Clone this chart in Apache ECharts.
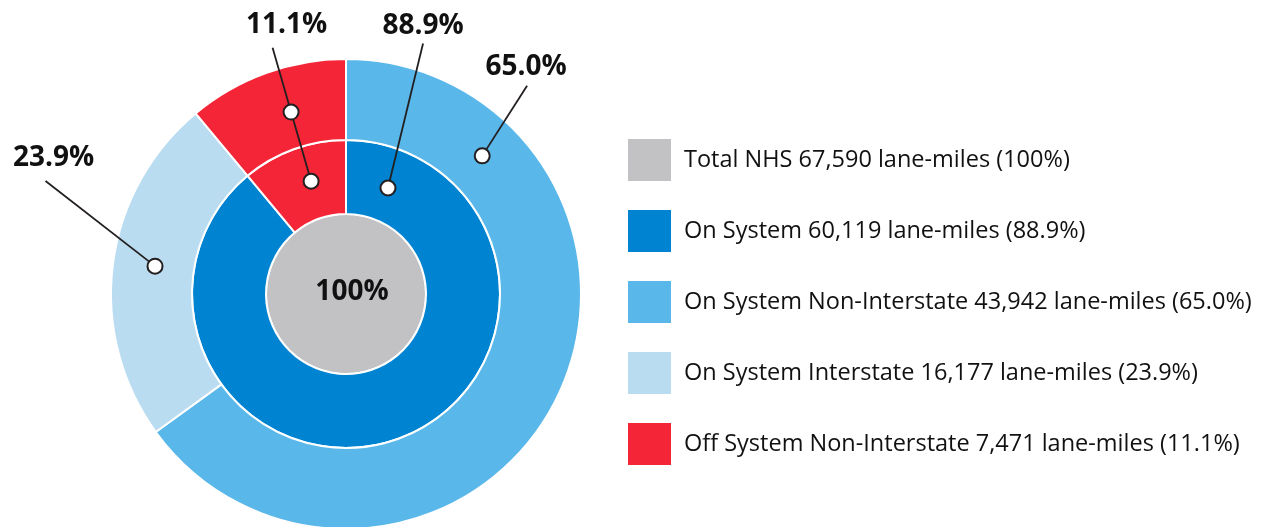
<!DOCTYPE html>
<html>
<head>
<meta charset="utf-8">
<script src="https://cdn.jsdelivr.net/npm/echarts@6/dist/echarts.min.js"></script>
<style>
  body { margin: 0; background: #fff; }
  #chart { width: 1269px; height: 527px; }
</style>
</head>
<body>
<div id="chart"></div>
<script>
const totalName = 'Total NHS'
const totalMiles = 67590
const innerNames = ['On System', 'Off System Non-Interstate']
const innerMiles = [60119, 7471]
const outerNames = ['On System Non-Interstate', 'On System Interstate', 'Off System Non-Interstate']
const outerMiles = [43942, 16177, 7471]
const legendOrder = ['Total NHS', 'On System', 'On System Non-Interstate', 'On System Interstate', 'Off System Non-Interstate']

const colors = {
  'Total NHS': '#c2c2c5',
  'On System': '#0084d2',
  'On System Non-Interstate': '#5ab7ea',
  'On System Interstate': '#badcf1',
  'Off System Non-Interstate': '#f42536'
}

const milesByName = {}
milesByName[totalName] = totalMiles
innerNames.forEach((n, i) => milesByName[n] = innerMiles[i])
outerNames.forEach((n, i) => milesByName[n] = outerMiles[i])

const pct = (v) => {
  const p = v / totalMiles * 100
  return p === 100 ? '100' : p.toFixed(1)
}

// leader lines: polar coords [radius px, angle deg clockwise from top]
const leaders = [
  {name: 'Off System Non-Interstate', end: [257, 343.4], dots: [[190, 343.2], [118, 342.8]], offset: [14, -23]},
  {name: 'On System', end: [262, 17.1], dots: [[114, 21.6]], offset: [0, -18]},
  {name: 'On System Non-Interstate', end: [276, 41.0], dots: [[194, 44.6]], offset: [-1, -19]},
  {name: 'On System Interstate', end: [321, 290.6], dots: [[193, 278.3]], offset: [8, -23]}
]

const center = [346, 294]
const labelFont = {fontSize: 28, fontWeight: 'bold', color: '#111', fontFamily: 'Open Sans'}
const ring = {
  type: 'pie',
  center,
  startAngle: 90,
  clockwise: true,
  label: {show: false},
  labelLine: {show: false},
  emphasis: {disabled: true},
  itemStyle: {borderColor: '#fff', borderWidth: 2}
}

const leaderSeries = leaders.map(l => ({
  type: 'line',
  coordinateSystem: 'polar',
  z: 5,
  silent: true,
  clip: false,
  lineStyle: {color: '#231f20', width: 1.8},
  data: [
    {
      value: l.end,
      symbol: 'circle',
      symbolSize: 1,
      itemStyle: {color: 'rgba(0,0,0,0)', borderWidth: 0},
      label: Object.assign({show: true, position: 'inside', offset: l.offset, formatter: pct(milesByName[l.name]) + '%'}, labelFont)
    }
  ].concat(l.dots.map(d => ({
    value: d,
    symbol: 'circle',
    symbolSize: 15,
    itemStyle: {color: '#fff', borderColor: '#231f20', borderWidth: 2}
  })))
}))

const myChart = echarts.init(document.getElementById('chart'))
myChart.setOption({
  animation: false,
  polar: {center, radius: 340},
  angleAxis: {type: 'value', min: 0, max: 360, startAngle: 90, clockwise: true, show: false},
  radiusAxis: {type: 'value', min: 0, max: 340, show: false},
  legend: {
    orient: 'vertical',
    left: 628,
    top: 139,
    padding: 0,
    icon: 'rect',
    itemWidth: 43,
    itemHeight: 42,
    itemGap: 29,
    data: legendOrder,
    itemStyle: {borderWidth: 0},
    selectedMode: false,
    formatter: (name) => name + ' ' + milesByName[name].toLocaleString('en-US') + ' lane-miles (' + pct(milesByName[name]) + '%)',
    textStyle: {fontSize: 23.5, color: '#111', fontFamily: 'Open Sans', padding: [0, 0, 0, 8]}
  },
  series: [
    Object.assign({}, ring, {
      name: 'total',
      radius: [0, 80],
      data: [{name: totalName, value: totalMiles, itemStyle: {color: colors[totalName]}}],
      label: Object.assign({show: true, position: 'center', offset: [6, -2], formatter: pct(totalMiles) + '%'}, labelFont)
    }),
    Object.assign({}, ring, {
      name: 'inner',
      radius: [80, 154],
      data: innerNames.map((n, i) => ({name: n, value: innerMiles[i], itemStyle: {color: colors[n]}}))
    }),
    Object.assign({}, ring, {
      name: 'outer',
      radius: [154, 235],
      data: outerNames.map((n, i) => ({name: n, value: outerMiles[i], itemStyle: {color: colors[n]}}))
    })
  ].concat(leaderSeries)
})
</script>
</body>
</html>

____

▶ [Requirements] Your task is to repeat the material above exactly, without its pictures.

▶ [Expected answer]
Clone this chart in Apache ECharts.
<!DOCTYPE html>
<html>
<head>
<meta charset="utf-8">
<script src="https://cdn.jsdelivr.net/npm/echarts@6/dist/echarts.min.js"></script>
<style>
  body { margin: 0; background: #fff; }
  #chart { width: 1269px; height: 527px; }
</style>
</head>
<body>
<div id="chart"></div>
<script>
const totalName = 'Total NHS'
const totalMiles = 67590
const innerNames = ['On System', 'Off System Non-Interstate']
const innerMiles = [60119, 7471]
const outerNames = ['On System Non-Interstate', 'On System Interstate', 'Off System Non-Interstate']
const outerMiles = [43942, 16177, 7471]
const legendOrder = ['Total NHS', 'On System', 'On System Non-Interstate', 'On System Interstate', 'Off System Non-Interstate']

const colors = {
  'Total NHS': '#c2c2c5',
  'On System': '#0084d2',
  'On System Non-Interstate': '#5ab7ea',
  'On System Interstate': '#badcf1',
  'Off System Non-Interstate': '#f42536'
}

const milesByName = {}
milesByName[totalName] = totalMiles
innerNames.forEach((n, i) => milesByName[n] = innerMiles[i])
outerNames.forEach((n, i) => milesByName[n] = outerMiles[i])

const pct = (v) => {
  const p = v / totalMiles * 100
  return p === 100 ? '100' : p.toFixed(1)
}

// leader lines: polar coords [radius px, angle deg clockwise from top]
const leaders = [
  {name: 'Off System Non-Interstate', end: [257, 343.4], dots: [[190, 343.2], [118, 342.8]], offset: [14, -23]},
  {name: 'On System', end: [262, 17.1], dots: [[114, 21.6]], offset: [0, -18]},
  {name: 'On System Non-Interstate', end: [276, 41.0], dots: [[194, 44.6]], offset: [-1, -19]},
  {name: 'On System Interstate', end: [321, 290.6], dots: [[193, 278.3]], offset: [8, -23]}
]

const center = [346, 294]
const labelFont = {fontSize: 28, fontWeight: 'bold', color: '#111', fontFamily: 'Open Sans'}
const ring = {
  type: 'pie',
  center,
  startAngle: 90,
  clockwise: true,
  label: {show: false},
  labelLine: {show: false},
  emphasis: {disabled: true},
  itemStyle: {borderColor: '#fff', borderWidth: 2}
}

const leaderSeries = leaders.map(l => ({
  type: 'line',
  coordinateSystem: 'polar',
  z: 5,
  silent: true,
  clip: false,
  lineStyle: {color: '#231f20', width: 1.8},
  data: [
    {
      value: l.end,
      symbol: 'circle',
      symbolSize: 1,
      itemStyle: {color: 'rgba(0,0,0,0)', borderWidth: 0},
      label: Object.assign({show: true, position: 'inside', offset: l.offset, formatter: pct(milesByName[l.name]) + '%'}, labelFont)
    }
  ].concat(l.dots.map(d => ({
    value: d,
    symbol: 'circle',
    symbolSize: 15,
    itemStyle: {color: '#fff', borderColor: '#231f20', borderWidth: 2}
  })))
}))

const myChart = echarts.init(document.getElementById('chart'))
myChart.setOption({
  animation: false,
  polar: {center, radius: 340},
  angleAxis: {type: 'value', min: 0, max: 360, startAngle: 90, clockwise: true, show: false},
  radiusAxis: {type: 'value', min: 0, max: 340, show: false},
  legend: {
    orient: 'vertical',
    left: 628,
    top: 139,
    padding: 0,
    icon: 'rect',
    itemWidth: 43,
    itemHeight: 42,
    itemGap: 29,
    data: legendOrder,
    itemStyle: {borderWidth: 0},
    selectedMode: false,
    formatter: (name) => name + ' ' + milesByName[name].toLocaleString('en-US') + ' lane-miles (' + pct(milesByName[name]) + '%)',
    textStyle: {fontSize: 23.5, color: '#111', fontFamily: 'Open Sans', padding: [0, 0, 0, 8]}
  },
  series: [
    Object.assign({}, ring, {
      name: 'total',
      radius: [0, 80],
      data: [{name: totalName, value: totalMiles, itemStyle: {color: colors[totalName]}}],
      label: Object.assign({show: true, position: 'center', offset: [6, -2], formatter: pct(totalMiles) + '%'}, labelFont)
    }),
    Object.assign({}, ring, {
      name: 'inner',
      radius: [80, 154],
      data: innerNames.map((n, i) => ({name: n, value: innerMiles[i], itemStyle: {color: colors[n]}}))
    }),
    Object.assign({}, ring, {
      name: 'outer',
      radius: [154, 235],
      data: outerNames.map((n, i) => ({name: n, value: outerMiles[i], itemStyle: {color: colors[n]}}))
    })
  ].concat(leaderSeries)
})
</script>
</body>
</html>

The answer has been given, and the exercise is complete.